The committee was very clear on this, saying:
“We do not find the arguments advanced in the memorandum in support of the proposal to downgrade the level of Parliamentary control … to be at all persuasive”.
It went on to say:
“We note that, when those sections were enacted to confer these significant order-making powers on the Secretary of State, it was recognised in the course of the proceedings in each House that orders designating UDAs and establishing UDCs were likely to be found hybrid … with the result that the petitioning process would be available to ensure that those whose interests were directly affected by the orders could have their objections properly examined and determined by a select committee of this House.
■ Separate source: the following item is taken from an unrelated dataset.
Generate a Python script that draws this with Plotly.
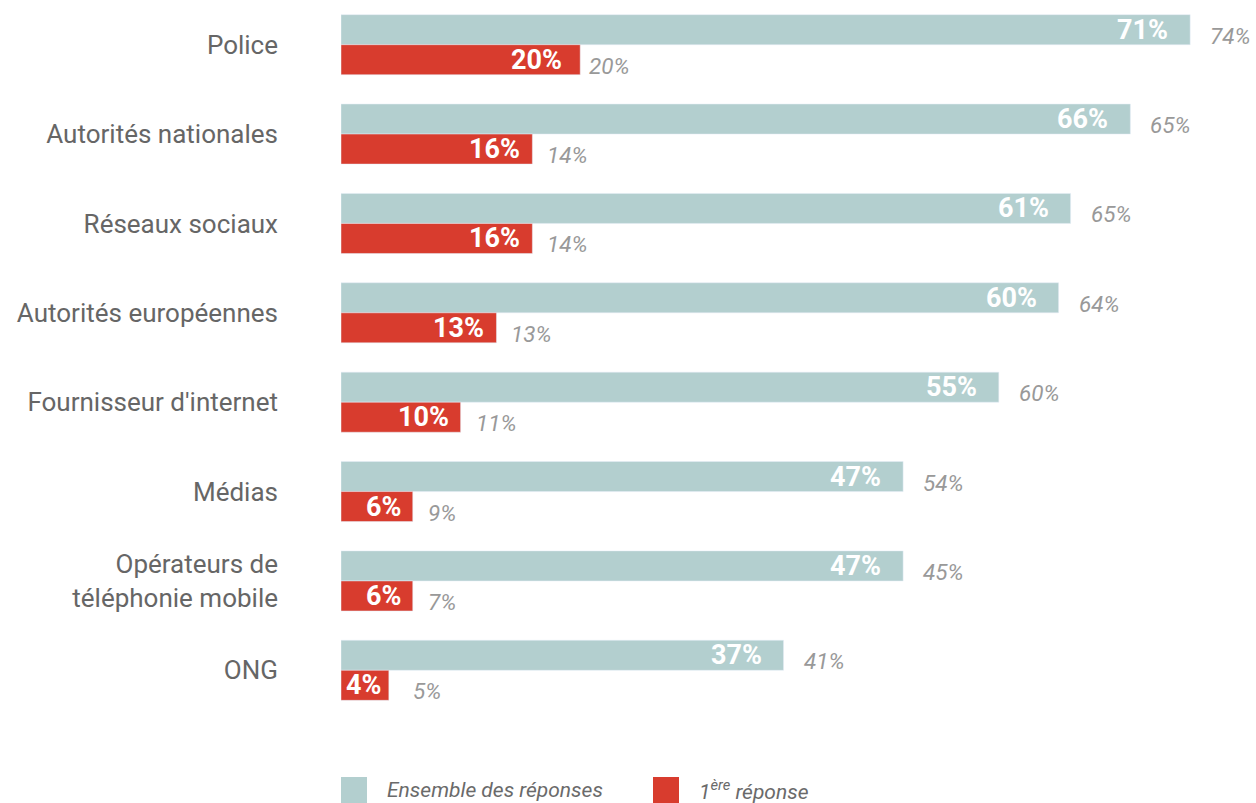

In the light of what is said in the Government’s memorandum, and in particular in paragraph 20 regarding the current proposals for a UDA and UDC at Ebbsfleet in Kent, we consider that the retention of the hybrid instrument procedure in this context is no less necessary today for the purpose of properly safeguarding such interests than it was when sections 134 and 135 were first enacted … The present proposals do not appear to flow from any general review of infrastructure or other statutory planning procedures in connection with the designation of UDAs and the establishment of UDCs. Had that been the case, we might have expected to have seen provisions of this kind in the draft Deregulation Bill published last Session”.